HMX POLYMORPHISM: VIRTUAL MELTING GROWTH MECHANISM, CLUSTER-TO-CLUSTER NUCLEATION MECHANISM AND PHYSICALLY BASED KINETICS

Valery I. Levitas
Iowa State University, Departments of Mechanical Engineering, Aerospace Engineering, and Material Science and Engineering, Ames, Iowa 50011 USA
Laura B. Smilowitz
Los Alamos National Laboratory, Los Alamos, NM 87545, USA
Bryan F. Henson
Los Alamos National Laboratory, Los Alamos, NM 87545, USA
Blaine W. Asay
Los Alamos National Laboratory, Los Alamos, NM 87545, USA

ABSTRACT

A fully physically-based thermodynamic and kinetic model of the β ↵ δ phase transformation in energetic crystal HMX crystal embedded in polymeric binder is developed. It is based on a new nucleation mechanism via melt mediated nano-cluster transformation and the recently formulated growth mechanism via internal stress-induced virtual melting.

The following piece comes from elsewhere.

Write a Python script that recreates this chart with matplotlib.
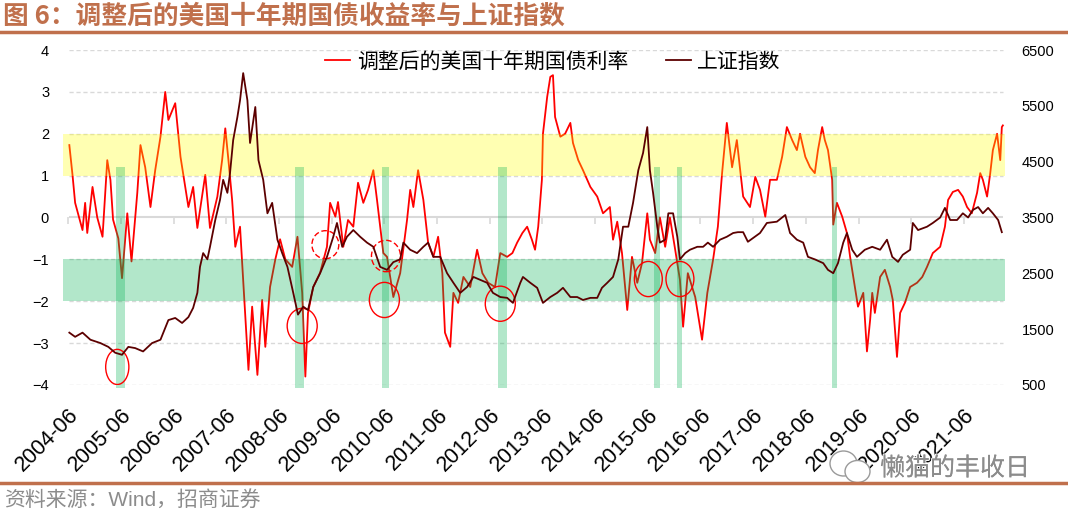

During the nucleation, nano-sized clusters of β phase dissolve in a molten binder and transform diffusionally into δ phase clusters. During the interface propagation, internal stresses induced by transformation strain cause the melting of the stressed δ phase much below (120K) the melting temperature and its immediate resolidification into the unstressed δ phase. These mechanisms explain numerous puzzles of HMX polymorphism and result in local and overall transformation kinetics that are in good agreement with experiments.